High-brightness thermally evaporated perovskite light-emitting diodes via dual-interface engineering

Abstract

Thermal evaporation emerges as a promising method for the scale-up fabrication of perovskite light-emitting diodes (PeLEDs) due to its superior repeatability and compatibility with the existing display industry compared to conventional solution process. However, the brightness of current high-efficiency thermally evaporated PeLEDs is generally constrained to a range of thousands of cd/m2. Herein, we propose a dual-interface engineering strategy to modulate the charge injection properties and passivate surface defects in the co-evaporated Cs–Pb–Br perovskite emitter.

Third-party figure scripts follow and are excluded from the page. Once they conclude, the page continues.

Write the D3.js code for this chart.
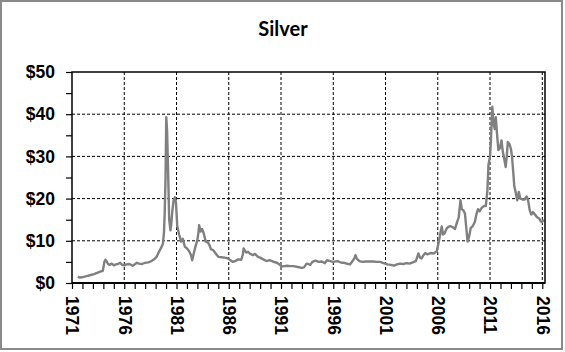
<!DOCTYPE html>
<html>
<head>
<meta charset="utf-8">
<script src="https://cdn.jsdelivr.net/npm/d3@7"></script>
<style>
  body { margin: 0; background: #fff; }
  svg { display: block; font-family: Lato, "Open Sans", sans-serif; }
  .grid line { stroke: #000; stroke-dasharray: 3,2; stroke-width: 1; }
</style>
</head>
<body>
<div id="wrapper"></div>
<script>
// DATA (decimal years / USD per ounce)
const dates = [
  1971.55, 1971.75, 1971.95, 1972.2, 1972.5, 1972.8, 1973.1, 1973.4, 1973.7, 1973.95,
  1974.1, 1974.2, 1974.3, 1974.45, 1974.6, 1974.8, 1975.0, 1975.2, 1975.4, 1975.6,
  1975.8, 1976.0, 1976.2, 1976.5, 1976.8, 1977.0, 1977.2, 1977.4, 1977.7, 1978.0,
  1978.3, 1978.6, 1978.9, 1979.1, 1979.3, 1979.5, 1979.7, 1979.8, 1979.87, 1979.95,
  1980.02, 1980.1, 1980.18, 1980.3, 1980.42, 1980.5, 1980.6, 1980.72, 1980.85, 1980.95,
  1981.07, 1981.25, 1981.45, 1981.6, 1981.8, 1982.0, 1982.2, 1982.4, 1982.5, 1982.65,
  1982.8, 1983.0, 1983.1, 1983.17, 1983.3, 1983.45, 1983.6, 1983.8, 1984.0, 1984.15,
  1984.3, 1984.5, 1984.75, 1985.0, 1985.3, 1985.6, 1985.95, 1986.2, 1986.4, 1986.7,
  1986.9, 1987.2, 1987.35, 1987.42, 1987.55, 1987.7, 1987.85, 1988.0, 1988.3, 1988.5,
  1988.8, 1989.0, 1989.3, 1989.6, 1989.9, 1990.2, 1990.6, 1990.9, 1991.05, 1991.3,
  1991.6, 1991.85, 1992.2, 1992.6, 1993.0, 1993.2, 1993.45, 1993.6, 1993.8, 1994.0,
  1994.3, 1994.6, 1994.9, 1995.2, 1995.4, 1995.7, 1996.0, 1996.4, 1996.8, 1997.0,
  1997.3, 1997.6, 1997.85, 1998.05, 1998.12, 1998.25, 1998.5, 1998.8, 1999.1, 1999.5,
  1999.8, 2000.2, 2000.5, 2000.8, 2001.2, 2001.5, 2001.8, 2002.1, 2002.4, 2002.7,
  2003.0, 2003.3, 2003.6, 2003.9, 2004.15, 2004.3, 2004.45, 2004.6, 2004.8, 2005.0,
  2005.3, 2005.6, 2005.9, 2006.1, 2006.3, 2006.38, 2006.5, 2006.65, 2006.85, 2007.0,
  2007.2, 2007.45, 2007.65, 2007.85, 2008.0, 2008.17, 2008.3, 2008.45, 2008.6, 2008.75,
  2008.85, 2009.0, 2009.15, 2009.35, 2009.55, 2009.7, 2009.85, 2010.0, 2010.2, 2010.4,
  2010.6, 2010.75, 2010.85, 2011.0, 2011.1, 2011.22, 2011.32, 2011.45, 2011.55, 2011.68,
  2011.8, 2011.95, 2012.1, 2012.2, 2012.35, 2012.5, 2012.6, 2012.7, 2012.85, 2013.0,
  2013.1, 2013.2, 2013.32, 2013.45, 2013.6, 2013.75, 2013.9, 2014.1, 2014.3, 2014.5,
  2014.65, 2014.8, 2014.95, 2015.1, 2015.3, 2015.5, 2015.7, 2015.85, 2016.0, 2016.15
]
const prices = [
  1.5, 1.3, 1.35, 1.5, 1.7, 1.9, 2.1, 2.4, 2.7, 2.9,
  5.0, 5.5, 5.2, 4.5, 4.3, 4.6, 4.2, 4.4, 4.5, 4.8,
  4.3, 4.2, 4.4, 4.5, 4.1, 4.4, 4.8, 4.6, 4.5, 4.8,
  4.9, 5.2, 5.7, 6.2, 7.3, 8.2, 9.3, 12, 16.5, 25,
  39.3, 36, 28, 15, 12.5, 14, 17, 19.6, 20.3, 19,
  13.5, 11.5, 9.8, 10.5, 8.6, 8.2, 7.6, 6.5, 5.4, 7,
  8.5, 10.2, 12, 13.7, 12.2, 12.8, 11.8, 9.8, 9.6, 9.0,
  8.0, 7.8, 7.0, 6.2, 6.1, 6.0, 5.8, 5.3, 5.0, 5.3,
  5.6, 5.5, 6.8, 8.2, 7.6, 7.2, 7.4, 7.0, 6.6, 6.9,
  6.2, 6.0, 5.6, 5.2, 5.4, 5.1, 4.8, 4.3, 3.9, 4.0,
  4.1, 4.0, 4.0, 3.8, 3.6, 3.7, 4.6, 4.5, 4.3, 5.0,
  5.3, 5.0, 5.1, 4.7, 5.4, 5.2, 5.0, 5.2, 4.8, 4.8,
  4.6, 4.4, 5.2, 6.0, 6.6, 5.8, 5.2, 5.0, 5.1, 5.1,
  5.1, 5.0, 5.0, 4.7, 4.4, 4.3, 4.1, 4.4, 4.6, 4.5,
  4.7, 4.6, 4.9, 5.2, 7.0, 6.0, 5.8, 6.5, 7.1, 6.8,
  7.1, 7.0, 7.5, 9.8, 12.5, 13.4, 11.5, 11.8, 12.9, 13.3,
  13.5, 13.2, 12.8, 14.5, 15.5, 19.6, 17.5, 17.2, 16.5, 12.5,
  9.8, 11, 13, 13.5, 14.5, 16.3, 17.5, 17.0, 17.8, 18.2,
  18.3, 22, 28, 30, 34.6, 41.8, 38, 36.5, 39.3, 35,
  31.5, 32, 33.8, 31.5, 29.5, 27.5, 30, 33.4, 33, 31.8,
  30, 27, 23, 21.5, 19.6, 21.6, 20, 19.8, 19.8, 20.5,
  19.5, 17.2, 16.2, 16.8, 16.2, 15.6, 15.3, 14.6, 14.5, 15.0
]
const yTicks = [0, 10, 20, 30, 40, 50]
const yearLabels = [1971, 1976, 1981, 1986, 1991, 1996, 2001, 2006, 2011, 2016]
const title = "Silver"

const series = dates.map((d, i) => ({ date: d, price: prices[i] }))

const width = 565
const height = 352
const plot = { left: 72, right: 545, top: 72, bottom: 283 }

const svg = d3.select('#wrapper')
  .append('svg')
  .attr('width', width)
  .attr('height', height)

// outer chart border
svg.append('rect')
  .attr('x', 1).attr('y', 1)
  .attr('width', 561).attr('height', 348)
  .attr('fill', '#fff')
  .attr('stroke', '#8a8a8a')
  .attr('stroke-width', 2)

const xScale = d3.scaleLinear()
  .domain([1971, 2016.26])
  .range([plot.left, plot.right])

const yScale = d3.scaleLinear()
  .domain([0, 50])
  .range([plot.bottom, plot.top])

// gridlines
const grid = svg.append('g').attr('class', 'grid')
grid.selectAll('.hgrid')
  .data(yTicks.filter(d => d > 0 && d < 50))
  .enter().append('line')
  .attr('x1', plot.left).attr('x2', plot.right)
  .attr('y1', d => yScale(d)).attr('y2', d => yScale(d))
grid.selectAll('.vgrid')
  .data(yearLabels.slice(1))
  .enter().append('line')
  .attr('x1', d => xScale(d)).attr('x2', d => xScale(d))
  .attr('y1', plot.top).attr('y2', plot.bottom)

// price line
const lineGenerator = d3.line()
  .x(d => xScale(d.date))
  .y(d => yScale(d.price))

svg.append('path')
  .datum(series)
  .attr('d', lineGenerator)
  .attr('fill', 'none')
  .attr('stroke', '#808080')
  .attr('stroke-width', 2.4)
  .attr('stroke-linejoin', 'round')

// plot frame
svg.append('rect')
  .attr('x', plot.left).attr('y', plot.top)
  .attr('width', plot.right - plot.left)
  .attr('height', plot.bottom - plot.top)
  .attr('fill', 'none')
  .attr('stroke', '#000')
  .attr('stroke-width', 1.5)

// y axis
const yAxis = d3.axisLeft(yScale)
  .tickValues(d3.range(0, 51, 5))
  .tickSize(6)
  .tickFormat(d => d % 10 === 0 ? `$${d}` : '')

const yAxisGroup = svg.append('g')
  .attr('transform', `translate(${plot.left},0)`)
  .call(yAxis)
yAxisGroup.select('.domain').remove()
yAxisGroup.selectAll('line').attr('stroke', '#000').attr('stroke-width', 1.2)
yAxisGroup.selectAll('text')
  .attr('x', -17)
  .attr('fill', '#000')
  .style('font-size', '17.5px')
  .style('font-weight', 'bold')

// x axis
const xAxis = d3.axisBottom(xScale)
  .tickValues(d3.range(1971, 2017, 1))
  .tickSize(6)
  .tickFormat(d => yearLabels.includes(d) ? d : '')

const xAxisGroup = svg.append('g')
  .attr('transform', `translate(0,${plot.bottom})`)
  .call(xAxis)
xAxisGroup.select('.domain')
  .attr('stroke', '#000')
  .attr('stroke-width', 2.2)
  .attr('d', `M${plot.left},0H${plot.right}`)
xAxisGroup.selectAll('line').attr('stroke', '#000').attr('stroke-width', 1.2)
xAxisGroup.selectAll('text')
  .attr('transform', 'rotate(90)')
  .attr('x', 13)
  .attr('y', 0)
  .attr('dy', '0.35em')
  .attr('text-anchor', 'start')
  .attr('fill', '#000')
  .style('font-size', '17.5px')
  .style('font-weight', 'bold')

// title
svg.append('text')
  .attr('x', 283)
  .attr('y', 36)
  .attr('text-anchor', 'middle')
  .style('font-size', '20px')
  .style('font-weight', 'bold')
  .text(title)
</script>
</body>
</html>
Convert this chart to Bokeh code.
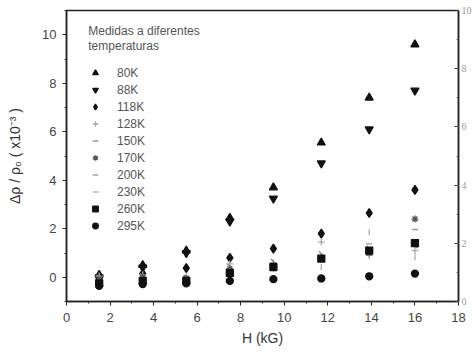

Our findings demonstrate that introducing 4,4′-Cyclohexylidenebis [N, N-bis(4-methylphenyl) benzenamine] additive to the bottom hole transport layer poly (9-vinylcarbazole) not only facilitates hole injection but also increases the conductivity. Meanwhile, the deposition of functionalized phenylethylammonium bromide salts with a specific number of fluorine atoms passivates the top surface defects and enhances the charge transport simultaneously. Consequently, the optimal PeLEDs achieve a maximum luminance of 75,012 cd/m2, marking one of the brightest thermally evaporated PeLEDs reported to date. The proposed strategy holds significant potential to guide the preparation of high-performance thermally evaporated PeLEDs for high-radiance display applications.